In May, a Chevron tugboat capsized off the coast of Nairobi in rough waters killing what officials originally thought was the entire 12-man crew. But when divers nearly three days later were inspecting the sunken vessel, they found one man alive and rescued him.
Footage from the the moment when cook Harrison Okene was found alive, surviving on the oxygen trapped in the ship’s air bubble and Coca-Cola according to CNN, is just now being released.
Okene became trapped when he took an early morning trip to the restroom, wearing just his boxers. Okene told the Nigerian newspaper The Nation that after the ship — the Jascon 4 — had floundered, he heard rescue teams and tried to get their attention by banging.

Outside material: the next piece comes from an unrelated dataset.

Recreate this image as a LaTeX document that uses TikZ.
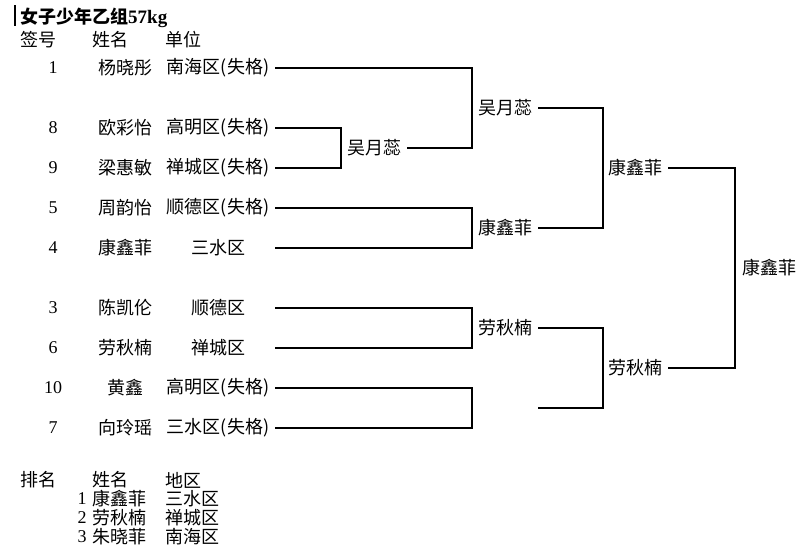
\documentclass[tikz,border=0pt]{standalone}
\usepackage{fontspec}
\setmainfont{Liberation Serif}
\newfontfamily\cjk{Noto Sans CJK SC}
\usepackage{tikz}

\tikzset{
  cell/.style={font=\cjk\fontsize{18}{20}\selectfont, inner sep=0pt},
  numcell/.style={font=\fontsize{18}{20}\selectfont, inner sep=0pt},
  win/.style={cell, anchor=east, inner xsep=5pt},
  bracket/.style={line width=1.5pt},
}

\begin{document}
\begin{tikzpicture}[x=1pt, y=-1pt]
            \useasboundingbox (0,0) rectangle (801,555);
            % title and header
            \draw[line width=1.2pt] (15,5) -- (15,26);
            \node[anchor=west, inner sep=0pt] (title) at (20,18) {{\cjk\bfseries\fontsize{18}{20}\selectfont 女子少年乙组}{\bfseries\fontsize{19}{20}\selectfont 57kg}};
            \node[cell] (hnum) at (38,40) {签号};
            \node[cell] (hname) at (110,40) {姓名};
            \node[cell] (hunit) at (183,40) {单位};

            % entries
            \node[numcell] (num1) at (53,68) {1};
            \node[cell] (name1) at (125,68) {杨晓彤};
            \node[cell] (unit1) at (218,68) {南海区(失格)};
            \coordinate (end1) at (275,68);
            \node[numcell] (num8) at (53,128) {8};
            \node[cell] (name8) at (125,128) {欧彩怡};
            \node[cell] (unit8) at (218,128) {高明区(失格)};
            \coordinate (end8) at (275,128);
            \node[numcell] (num9) at (53,168) {9};
            \node[cell] (name9) at (125,168) {梁惠敏};
            \node[cell] (unit9) at (218,168) {禅城区(失格)};
            \coordinate (end9) at (275,168);
            \node[numcell] (num5) at (53,208) {5};
            \node[cell] (name5) at (125,208) {周韵怡};
            \node[cell] (unit5) at (218,208) {顺德区(失格)};
            \coordinate (end5) at (275,208);
            \node[numcell] (num4) at (53,248) {4};
            \node[cell] (name4) at (125,248) {康鑫菲};
            \node[cell] (unit4) at (218,248) {三水区};
            \coordinate (end4) at (275,248);
            \node[numcell] (num3) at (53,308) {3};
            \node[cell] (name3) at (125,308) {陈凯伦};
            \node[cell] (unit3) at (218,308) {顺德区};
            \coordinate (end3) at (275,308);
            \node[numcell] (num6) at (53,348) {6};
            \node[cell] (name6) at (125,348) {劳秋楠};
            \node[cell] (unit6) at (218,348) {禅城区};
            \coordinate (end6) at (275,348);
            \node[numcell] (num10) at (53,388) {10};
            \node[cell] (name10) at (125,388) {黄鑫};
            \node[cell] (unit10) at (218,388) {高明区(失格)};
            \coordinate (end10) at (275,388);
            \node[numcell] (num7) at (53,428) {7};
            \node[cell] (name7) at (125,428) {向玲瑶};
            \node[cell] (unit7) at (218,428) {三水区(失格)};
            \coordinate (end7) at (275,428);

            % first round
            \coordinate (r89) at (341,148);
            \draw[bracket] (end8) -| (r89) |- (end9);
            \node[win] (w89) at (407,148) {吴月蕊};

            % second round
            \coordinate (q1) at (472,108);
            \coordinate (q2) at (472,228);
            \coordinate (q3) at (472,328);
            \coordinate (q4) at (472,408);
            \draw[bracket] (end1) -| (q1) |- (w89.east);
            \draw[bracket] (end5) -| (q2) |- (end4);
            \draw[bracket] (end3) -| (q3) |- (end6);
            \draw[bracket] (end10) -| (q4) |- (end7);
            \node[win] (wq1) at (538,108) {吴月蕊};
            \node[win] (wq2) at (538,228) {康鑫菲};
            \node[win] (wq3) at (538,328) {劳秋楠};
            \coordinate (wq4) at (538,408);

            % semi final
            \coordinate (s1) at (603,168);
            \coordinate (s2) at (603,368);
            \draw[bracket] (wq1.east) -| (s1) |- (wq2.east);
            \draw[bracket] (wq3.east) -| (s2) |- (wq4);
            \node[win] (ws1) at (668,168) {康鑫菲};
            \node[win] (ws2) at (668,368) {劳秋楠};

            % final
            \coordinate (f) at (735,268);
            \draw[bracket] (ws1.east) -| (f) |- (ws2.east);
            \node[cell, anchor=west] (champ) at (742,268) {康鑫菲};

            % ranking
            \node[cell] (rhead) at (38,480) {排名};
            \node[cell] (rname) at (110,480) {姓名};
            \node[cell] (rarea) at (183,480) {地区};
            \node[numcell] (rk1) at (82,499) {1};
            \node[cell, anchor=west] (rkname1) at (92,499) {康鑫菲};
            \node[cell, anchor=west] (rkarea1) at (165,499) {三水区};
            \node[numcell] (rk2) at (82,518) {2};
            \node[cell, anchor=west] (rkname2) at (92,518) {劳秋楠};
            \node[cell, anchor=west] (rkarea2) at (165,518) {禅城区};
            \node[numcell] (rk3) at (82,537) {3};
            \node[cell, anchor=west] (rkname3) at (92,537) {朱晓菲};
            \node[cell, anchor=west] (rkarea3) at (165,537) {南海区};
        \end{tikzpicture}
\end{document}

When they didn’t come, he sought them out.
“My hands and feet were very white,” Okene told The Nation. “When I located him, I was the one who touched the diver, I touched his head and he was shocked. He was searching and I just saw the light, so I jumped into the water. As he was shocked, he stretched out his hands. I touched him.”

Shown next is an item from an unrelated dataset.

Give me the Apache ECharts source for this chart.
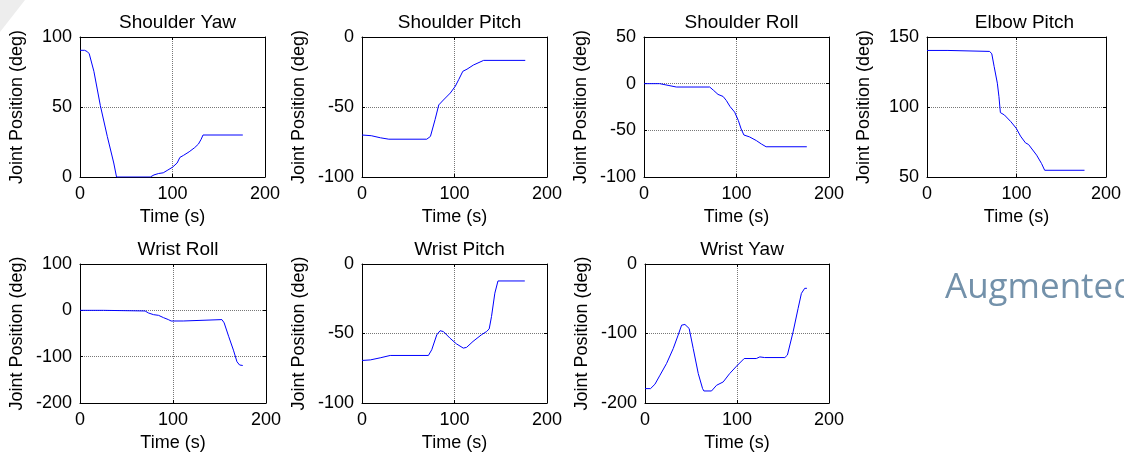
<!DOCTYPE html>
<html>
<head>
<meta charset="utf-8">
<script src="https://cdn.jsdelivr.net/npm/echarts@6/dist/echarts.min.js"></script>
<style>
  html, body { margin: 0; padding: 0; background: #fff; }
  #chart { width: 1124px; height: 458px; }
</style>
</head>
<body>
<div id="chart"></div>
<script>
// joint names, in subplot order
var titles = ['Shoulder Yaw', 'Shoulder Pitch', 'Shoulder Roll', 'Elbow Pitch',
              'Wrist Roll', 'Wrist Pitch', 'Wrist Yaw'];

// y axis [min, max, interval] per subplot
var yMin = [0, -100, -100, 50, -200, -100, -200];
var yMax = [100, 0, 50, 150, 100, 0, 0];
var yStep = [50, 50, 50, 50, 100, 50, 100];
var timeTicks = [0, 100, 200];

// [time (s), joint position (deg)]
var shoulderYaw = [[0,90.5],[5,90.5],[8,89.5],[10,88],[15,75.5],[22,51],[29.5,29],[36.5,10],[39.5,0],
  [76,0],[80,1.5],[85,2.5],[90,3],[95,5],[100,7],[105,10],[108,14],[112,15.5],[118,18],[124,21],
  [128,23.5],[131,27],[133,30],[176,30]];
var shoulderPitch = [[0,-70],[10,-70.5],[20,-72],[29,-73],[70,-73],[74,-71],[79,-59],[83,-48.5],
  [88,-45],[95.5,-40],[101,-35],[104.5,-30.5],[109,-24.5],[113.5,-23],[120.5,-20],[131.5,-16.7],[176.5,-16.7]];
var shoulderRoll = [[0,0],[17,0],[19,-1],[26,-1.8],[35,-3.6],[71,-3.6],[75,-7],[80,-11.5],[85.5,-13.7],
  [89,-18],[93,-24.5],[98,-30.5],[102,-39.5],[105,-48.5],[108,-55],[114,-57],[121.5,-61],[127,-64.7],
  [132,-67.6],[176,-67.6]];
var elbowPitch = [[0,140.4],[23.4,140.4],[25,139.7],[70,139.7],[72.4,138],[75,129],[78.6,117],[80.4,107.4],
  [82,96],[86.5,94.3],[93.7,89.5],[99.8,84.7],[104.5,79.2],[110,74.4],[113.5,73.2],[122.5,65.6],
  [128,59.6],[131.5,54.8],[176,54.8]];
var wristRoll = [[0,0],[25,0],[27,-1.4],[70,-1.4],[73.6,-5.7],[79,-9.3],[84.4,-10.8],[89.8,-15.8],
  [95,-20],[98,-23],[111,-23],[113,-20],[152.6,-20],[155,-27],[159.8,-56],[165,-86],[168.8,-111],
  [171.6,-118],[175,-119]];
var wristPitch = [[0,-69.4],[9,-69],[19.7,-67.5],[30.5,-65.8],[71.8,-65.8],[75.4,-61.7],[80.8,-51],
  [84.4,-48],[88,-48.6],[95,-53.3],[102,-57.4],[109.5,-60.5],[113,-60],[120,-55.7],[129,-51],
  [134.6,-48.6],[137.5,-46.7],[140,-37.8],[143.6,-21],[147,-12.2],[176,-12.2]];
var wristYaw = [[0,-179.3],[6,-179.3],[10.8,-173],[16.3,-160],[23.5,-143],[30.7,-121.6],[36,-102.4],
  [39.8,-88],[43.4,-87],[48,-92.8],[52.4,-121.6],[57.9,-157.7],[62.6,-179.3],[64,-182.7],[72.3,-182.7],
  [77.8,-174.5],[85,-169.7],[92,-157.7],[99.5,-147],[107.8,-136],[121,-136],[124.8,-133.7],[130,-134.6],
  [152,-134.6],[154.8,-131],[161,-97.6],[166.4,-64],[170,-42.3],[173.6,-35],[176,-35]];

var joints = [shoulderYaw, shoulderPitch, shoulderRoll, elbowPitch, wristRoll, wristPitch, wristYaw];

// plot boxes [left, top, width, height] in px
var boxes = [[80,37,185,140],[362,37,185,140],[644,37,185,140],[927,37,185,140],
             [80,264,186,139],[362,264,185,139],[645,264,184,139]];

var font = 'Liberation Sans, Arial, sans-serif';
var black = '#000';
var gridColor = '#777';

var grid = [], xAxis = [], yAxis = [], title = [], series = [];
var n = titles.length;

// main axes: bottom / left
for (var i = 0; i < n; i++) {
  var b = boxes[i];
  grid.push({ left: b[0], top: b[1], width: b[2], height: b[3], show: false });
  title.push({
    text: titles[i],
    left: b[0] + b[2] / 2,
    top: b[1] - 29,
    textAlign: 'center',
    textStyle: { fontFamily: font, fontSize: 19, fontWeight: 'normal', color: black }
  });
  xAxis.push({
    type: 'value', gridIndex: i, min: timeTicks[0], max: timeTicks[timeTicks.length - 1],
    interval: timeTicks[1] - timeTicks[0], position: 'bottom',
    name: 'Time (s)', nameLocation: 'middle', nameGap: 31, nameMoveOverlap: false,
    nameTextStyle: { fontFamily: font, fontSize: 18, color: black },
    axisLine: { onZero: false, lineStyle: { color: black, width: 1 } },
    axisTick: { inside: true, length: 3, lineStyle: { color: black } },
    axisLabel: { fontFamily: font, fontSize: 18, color: black, margin: 8 },
    splitLine: { show: true, lineStyle: { color: gridColor, type: 'dotted', width: 1 } }
  });
  yAxis.push({
    type: 'value', gridIndex: i, min: yMin[i], max: yMax[i], interval: yStep[i], position: 'left',
    name: 'Joint Position (deg)', nameLocation: 'middle', nameGap: 54, nameMoveOverlap: false,
    nameTextStyle: { fontFamily: font, fontSize: 18, color: black },
    axisLine: { show: true, onZero: false, lineStyle: { color: black, width: 1 } },
    axisTick: { show: true, inside: true, length: 3, lineStyle: { color: black } },
    axisLabel: { fontFamily: font, fontSize: 18, color: black, margin: 8 },
    splitLine: { show: true, lineStyle: { color: gridColor, type: 'dotted', width: 1 } }
  });
  series.push({
    type: 'line', xAxisIndex: i, yAxisIndex: i, data: joints[i],
    showSymbol: false, symbol: 'none', silent: true,
    lineStyle: { color: '#0000ff', width: 1 }
  });
}

// box: top / right axes with inward ticks, no labels
for (var j = 0; j < n; j++) {
  xAxis.push({
    type: 'value', gridIndex: j, min: timeTicks[0], max: timeTicks[timeTicks.length - 1],
    interval: timeTicks[1] - timeTicks[0], position: 'top',
    axisLine: { onZero: false, lineStyle: { color: black, width: 1 } },
    axisTick: { inside: true, length: 3, lineStyle: { color: black } },
    axisLabel: { show: false }, splitLine: { show: false }
  });
  yAxis.push({
    type: 'value', gridIndex: j, min: yMin[j], max: yMax[j], interval: yStep[j], position: 'right',
    axisLine: { show: true, onZero: false, lineStyle: { color: black, width: 1 } },
    axisTick: { show: true, inside: true, length: 3, lineStyle: { color: black } },
    axisLabel: { show: false }, splitLine: { show: false }
  });
}

var option = {
  animation: false,
  backgroundColor: '#fff',
  title: title,
  grid: grid,
  xAxis: xAxis,
  yAxis: yAxis,
  series: series,
  graphic: [
    {
      type: 'polygon', z: -10, silent: true,
      shape: { points: [[0, 0], [25, 0], [0, 32]] },
      style: { fill: '#ededed' }
    },
    {
      type: 'text', left: 945, top: 271, silent: true,
      style: { text: 'Augmented', fill: '#7391aa', font: '35px "Open Sans", sans-serif' }
    }
  ]
};

var myChart = echarts.init(document.getElementById('chart'));
myChart.setOption(option);
</script>
</body>
</html>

Images of Okene’s hand reaching down can be seen in the newly released footage, as well as when divers reach him, give him his first sip of water in nearly three days and bring him to the surface:
The whole ordeal from when the boat capsized to being rescued lasted about 60 hours.
While trapped with a growing sense that he would die on the ship, Okene told The Nation he would pray and think of his wife.
“I prayed about a hundred times. When I was tired, I started calling on the name of God. I was just calling on His name for divine intervention. I started reminiscing on the verses I read before I slept. I read the Bible from Psalm 54 to 92. My wife had sent me the verses to read that night when she called me before I went to bed,” the rescued man told the newspaper.
“I will just attribute everything to the grace of God,” the man’s wife, Akpos Okene, said.
Watch BBC’s report about the rescue operation shortly after it occurred:
Chevron’s General Manager for Policy, Government and Public Affairs Deji Haastrup told The Nation at the time an initial report attributed the accident to “sudden ocean swell” that the ship couldn’t withstand.